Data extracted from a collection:

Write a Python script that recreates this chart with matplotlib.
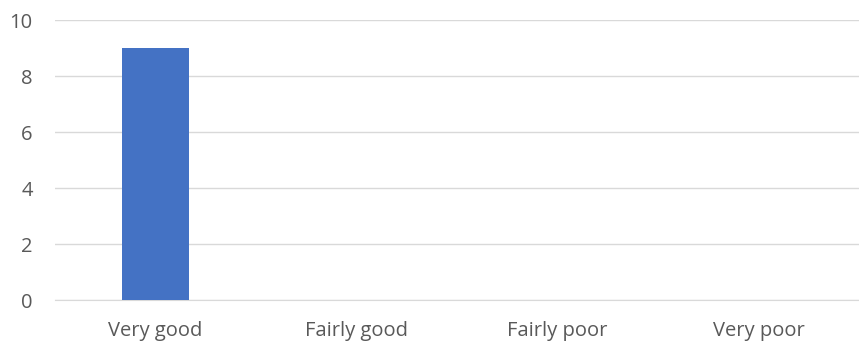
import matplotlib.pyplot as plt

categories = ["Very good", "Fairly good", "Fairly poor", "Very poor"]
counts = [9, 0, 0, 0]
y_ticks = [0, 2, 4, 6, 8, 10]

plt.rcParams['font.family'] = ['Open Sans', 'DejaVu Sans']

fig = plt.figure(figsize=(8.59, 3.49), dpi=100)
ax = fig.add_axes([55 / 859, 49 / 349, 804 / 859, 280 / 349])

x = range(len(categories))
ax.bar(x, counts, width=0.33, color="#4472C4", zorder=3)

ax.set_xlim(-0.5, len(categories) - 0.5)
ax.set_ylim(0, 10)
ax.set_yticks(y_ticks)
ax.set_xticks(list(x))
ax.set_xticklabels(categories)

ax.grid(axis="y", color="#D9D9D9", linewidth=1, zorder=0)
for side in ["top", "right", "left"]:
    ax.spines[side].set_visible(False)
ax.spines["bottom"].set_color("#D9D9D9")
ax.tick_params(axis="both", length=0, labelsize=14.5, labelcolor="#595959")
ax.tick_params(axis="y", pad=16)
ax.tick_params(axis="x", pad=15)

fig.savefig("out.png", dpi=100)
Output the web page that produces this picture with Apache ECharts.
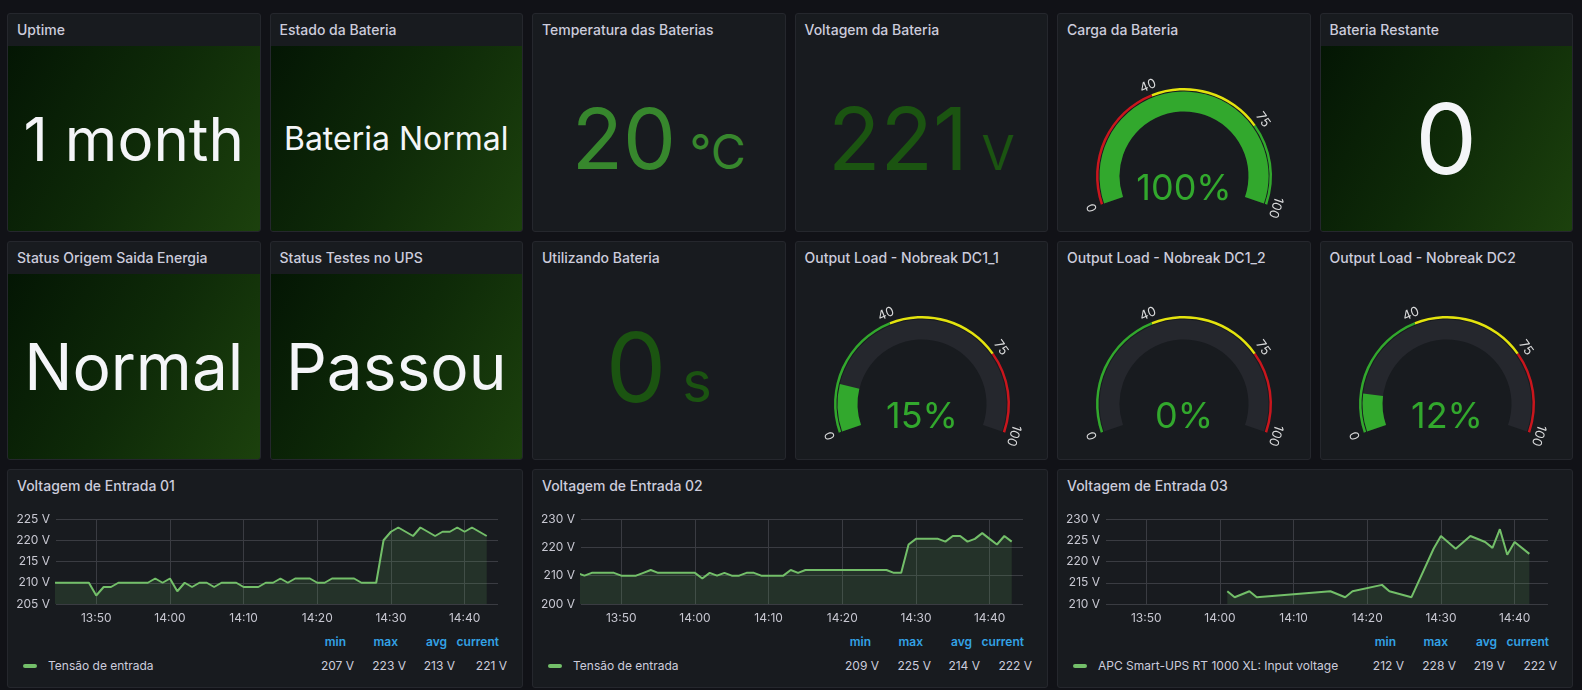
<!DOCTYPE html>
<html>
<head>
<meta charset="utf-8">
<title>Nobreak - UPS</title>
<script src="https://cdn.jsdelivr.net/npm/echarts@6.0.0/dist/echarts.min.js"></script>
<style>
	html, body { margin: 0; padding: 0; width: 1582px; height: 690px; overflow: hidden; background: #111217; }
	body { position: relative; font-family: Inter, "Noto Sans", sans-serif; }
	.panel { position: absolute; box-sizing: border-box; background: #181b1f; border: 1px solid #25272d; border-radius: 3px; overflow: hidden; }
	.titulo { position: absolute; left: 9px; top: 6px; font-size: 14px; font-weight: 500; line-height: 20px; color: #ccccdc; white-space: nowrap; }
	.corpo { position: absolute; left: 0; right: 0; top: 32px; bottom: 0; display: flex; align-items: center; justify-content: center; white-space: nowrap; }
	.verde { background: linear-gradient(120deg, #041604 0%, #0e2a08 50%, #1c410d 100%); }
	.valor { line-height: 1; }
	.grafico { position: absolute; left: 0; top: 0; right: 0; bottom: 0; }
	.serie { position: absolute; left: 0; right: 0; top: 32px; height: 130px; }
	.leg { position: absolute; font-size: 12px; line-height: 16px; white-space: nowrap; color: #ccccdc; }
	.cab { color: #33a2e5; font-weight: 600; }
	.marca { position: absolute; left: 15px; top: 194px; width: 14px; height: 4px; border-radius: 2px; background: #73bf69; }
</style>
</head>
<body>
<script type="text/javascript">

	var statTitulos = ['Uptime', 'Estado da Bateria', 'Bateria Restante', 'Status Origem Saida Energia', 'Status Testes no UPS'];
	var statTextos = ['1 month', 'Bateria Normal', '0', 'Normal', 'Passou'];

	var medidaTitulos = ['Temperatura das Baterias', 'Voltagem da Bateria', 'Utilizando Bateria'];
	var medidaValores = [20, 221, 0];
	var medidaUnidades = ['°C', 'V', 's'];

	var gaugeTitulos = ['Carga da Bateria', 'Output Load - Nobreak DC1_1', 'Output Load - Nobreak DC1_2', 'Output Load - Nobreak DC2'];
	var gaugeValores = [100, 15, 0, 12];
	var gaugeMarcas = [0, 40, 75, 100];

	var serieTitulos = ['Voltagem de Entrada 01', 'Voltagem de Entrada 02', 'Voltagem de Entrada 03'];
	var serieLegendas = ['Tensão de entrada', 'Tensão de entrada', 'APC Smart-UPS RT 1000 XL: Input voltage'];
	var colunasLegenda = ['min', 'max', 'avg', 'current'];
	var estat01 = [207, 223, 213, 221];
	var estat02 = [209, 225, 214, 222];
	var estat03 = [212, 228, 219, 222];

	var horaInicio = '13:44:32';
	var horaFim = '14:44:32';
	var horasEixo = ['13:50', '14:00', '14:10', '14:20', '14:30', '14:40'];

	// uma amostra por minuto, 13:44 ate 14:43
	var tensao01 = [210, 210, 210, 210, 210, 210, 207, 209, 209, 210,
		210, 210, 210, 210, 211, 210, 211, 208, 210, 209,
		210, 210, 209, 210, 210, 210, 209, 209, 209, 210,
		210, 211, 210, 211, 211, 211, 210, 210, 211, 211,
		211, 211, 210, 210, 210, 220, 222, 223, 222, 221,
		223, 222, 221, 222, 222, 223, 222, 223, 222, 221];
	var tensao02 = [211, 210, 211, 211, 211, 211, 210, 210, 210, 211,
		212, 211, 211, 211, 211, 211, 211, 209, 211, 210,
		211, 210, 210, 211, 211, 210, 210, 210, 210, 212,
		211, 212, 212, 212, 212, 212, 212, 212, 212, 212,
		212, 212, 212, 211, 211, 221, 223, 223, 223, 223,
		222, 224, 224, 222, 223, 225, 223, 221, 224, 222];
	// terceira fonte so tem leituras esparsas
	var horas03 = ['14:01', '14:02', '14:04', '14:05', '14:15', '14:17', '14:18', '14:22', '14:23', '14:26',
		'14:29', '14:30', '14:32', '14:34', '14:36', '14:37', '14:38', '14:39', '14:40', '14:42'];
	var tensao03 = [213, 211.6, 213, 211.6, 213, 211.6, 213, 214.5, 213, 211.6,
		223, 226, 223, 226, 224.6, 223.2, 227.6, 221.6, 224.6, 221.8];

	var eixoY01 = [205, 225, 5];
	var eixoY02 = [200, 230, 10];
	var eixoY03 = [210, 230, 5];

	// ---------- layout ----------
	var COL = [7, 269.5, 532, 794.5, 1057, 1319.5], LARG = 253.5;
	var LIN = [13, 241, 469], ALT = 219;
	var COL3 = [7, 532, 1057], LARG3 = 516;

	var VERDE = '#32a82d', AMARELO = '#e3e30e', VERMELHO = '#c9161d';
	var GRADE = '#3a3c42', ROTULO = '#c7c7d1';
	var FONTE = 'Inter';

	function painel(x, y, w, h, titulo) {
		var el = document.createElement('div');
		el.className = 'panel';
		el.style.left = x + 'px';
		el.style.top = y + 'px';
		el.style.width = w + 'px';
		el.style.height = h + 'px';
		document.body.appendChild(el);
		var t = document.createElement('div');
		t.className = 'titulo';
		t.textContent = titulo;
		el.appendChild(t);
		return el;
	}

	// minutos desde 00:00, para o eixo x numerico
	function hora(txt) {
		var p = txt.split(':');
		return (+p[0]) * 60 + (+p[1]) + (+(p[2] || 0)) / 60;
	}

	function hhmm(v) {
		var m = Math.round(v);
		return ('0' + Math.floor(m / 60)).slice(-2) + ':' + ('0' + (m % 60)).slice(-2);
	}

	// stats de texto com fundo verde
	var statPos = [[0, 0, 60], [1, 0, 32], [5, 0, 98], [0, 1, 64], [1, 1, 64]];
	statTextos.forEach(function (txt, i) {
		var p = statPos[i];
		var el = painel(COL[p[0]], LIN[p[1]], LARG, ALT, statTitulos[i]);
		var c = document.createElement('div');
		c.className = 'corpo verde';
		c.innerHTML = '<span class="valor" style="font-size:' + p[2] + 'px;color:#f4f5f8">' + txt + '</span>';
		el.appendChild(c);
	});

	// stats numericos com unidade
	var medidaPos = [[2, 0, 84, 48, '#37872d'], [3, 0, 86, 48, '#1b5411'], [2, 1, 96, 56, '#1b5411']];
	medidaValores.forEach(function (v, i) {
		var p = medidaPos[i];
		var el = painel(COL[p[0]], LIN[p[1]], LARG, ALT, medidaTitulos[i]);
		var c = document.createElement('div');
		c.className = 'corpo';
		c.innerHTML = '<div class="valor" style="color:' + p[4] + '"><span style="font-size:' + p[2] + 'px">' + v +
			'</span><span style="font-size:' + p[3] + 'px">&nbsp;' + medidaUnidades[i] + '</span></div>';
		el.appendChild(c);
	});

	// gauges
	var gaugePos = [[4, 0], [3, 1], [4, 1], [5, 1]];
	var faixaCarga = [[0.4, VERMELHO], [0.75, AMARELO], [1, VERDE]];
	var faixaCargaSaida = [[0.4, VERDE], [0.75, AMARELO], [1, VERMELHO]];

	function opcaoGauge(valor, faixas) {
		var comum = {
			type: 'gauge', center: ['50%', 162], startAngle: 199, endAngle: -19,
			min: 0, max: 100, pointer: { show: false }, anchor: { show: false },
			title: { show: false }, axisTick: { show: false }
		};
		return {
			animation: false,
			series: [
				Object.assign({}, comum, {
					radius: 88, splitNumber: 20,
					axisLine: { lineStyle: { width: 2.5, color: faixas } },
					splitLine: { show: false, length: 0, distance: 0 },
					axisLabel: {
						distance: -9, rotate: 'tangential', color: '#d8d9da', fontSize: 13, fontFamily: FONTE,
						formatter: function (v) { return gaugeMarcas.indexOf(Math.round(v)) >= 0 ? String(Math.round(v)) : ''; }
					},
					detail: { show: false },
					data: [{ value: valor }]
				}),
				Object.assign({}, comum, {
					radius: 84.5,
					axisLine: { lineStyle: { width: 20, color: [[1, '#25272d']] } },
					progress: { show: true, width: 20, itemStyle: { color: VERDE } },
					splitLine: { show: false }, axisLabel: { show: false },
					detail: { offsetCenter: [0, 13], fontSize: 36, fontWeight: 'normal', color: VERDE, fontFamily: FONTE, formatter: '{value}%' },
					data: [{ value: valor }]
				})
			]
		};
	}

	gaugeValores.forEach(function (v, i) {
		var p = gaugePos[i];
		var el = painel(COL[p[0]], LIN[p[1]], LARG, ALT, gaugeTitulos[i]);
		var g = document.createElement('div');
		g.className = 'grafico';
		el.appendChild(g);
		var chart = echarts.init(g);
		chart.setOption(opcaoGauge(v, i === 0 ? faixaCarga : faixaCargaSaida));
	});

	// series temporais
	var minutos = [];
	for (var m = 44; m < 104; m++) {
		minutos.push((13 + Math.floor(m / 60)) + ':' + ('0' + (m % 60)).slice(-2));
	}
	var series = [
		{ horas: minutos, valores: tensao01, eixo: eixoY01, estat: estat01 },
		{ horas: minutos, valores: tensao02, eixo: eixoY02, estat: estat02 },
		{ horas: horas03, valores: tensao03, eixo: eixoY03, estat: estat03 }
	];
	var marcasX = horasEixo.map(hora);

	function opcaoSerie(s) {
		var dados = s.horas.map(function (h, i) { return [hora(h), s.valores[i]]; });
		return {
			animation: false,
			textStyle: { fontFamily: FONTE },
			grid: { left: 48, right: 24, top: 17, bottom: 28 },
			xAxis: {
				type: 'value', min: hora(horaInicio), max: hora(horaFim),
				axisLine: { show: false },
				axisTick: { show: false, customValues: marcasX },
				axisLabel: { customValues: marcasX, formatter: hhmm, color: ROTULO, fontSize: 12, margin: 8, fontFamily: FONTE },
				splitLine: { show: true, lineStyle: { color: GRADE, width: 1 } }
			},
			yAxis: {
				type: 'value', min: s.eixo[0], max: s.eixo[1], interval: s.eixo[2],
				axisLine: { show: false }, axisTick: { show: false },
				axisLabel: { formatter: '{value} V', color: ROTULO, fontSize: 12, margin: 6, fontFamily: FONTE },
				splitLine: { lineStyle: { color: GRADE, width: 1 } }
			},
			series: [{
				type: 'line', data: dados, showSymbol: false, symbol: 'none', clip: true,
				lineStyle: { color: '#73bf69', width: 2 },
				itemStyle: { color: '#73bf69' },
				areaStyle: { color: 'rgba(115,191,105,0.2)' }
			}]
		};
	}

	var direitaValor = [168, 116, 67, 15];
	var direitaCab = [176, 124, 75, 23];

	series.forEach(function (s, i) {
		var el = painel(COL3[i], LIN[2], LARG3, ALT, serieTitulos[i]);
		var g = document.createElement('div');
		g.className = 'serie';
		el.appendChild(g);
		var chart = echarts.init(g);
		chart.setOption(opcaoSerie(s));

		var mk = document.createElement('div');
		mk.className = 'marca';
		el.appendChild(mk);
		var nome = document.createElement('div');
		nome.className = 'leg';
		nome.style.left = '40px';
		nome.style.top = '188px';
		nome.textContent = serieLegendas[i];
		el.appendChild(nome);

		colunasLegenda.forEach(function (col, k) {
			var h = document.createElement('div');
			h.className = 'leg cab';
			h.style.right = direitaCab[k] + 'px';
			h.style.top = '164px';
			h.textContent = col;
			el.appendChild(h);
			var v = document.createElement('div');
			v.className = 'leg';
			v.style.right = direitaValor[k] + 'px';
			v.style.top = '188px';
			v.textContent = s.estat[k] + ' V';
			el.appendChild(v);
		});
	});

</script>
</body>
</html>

§ Problem to work on
Filter the records above and return every line that holds the word "with".

§ Solution for this exercise
Write a Python script that recreates this chart with matplotlib.
Output the web page that produces this picture with Apache ECharts.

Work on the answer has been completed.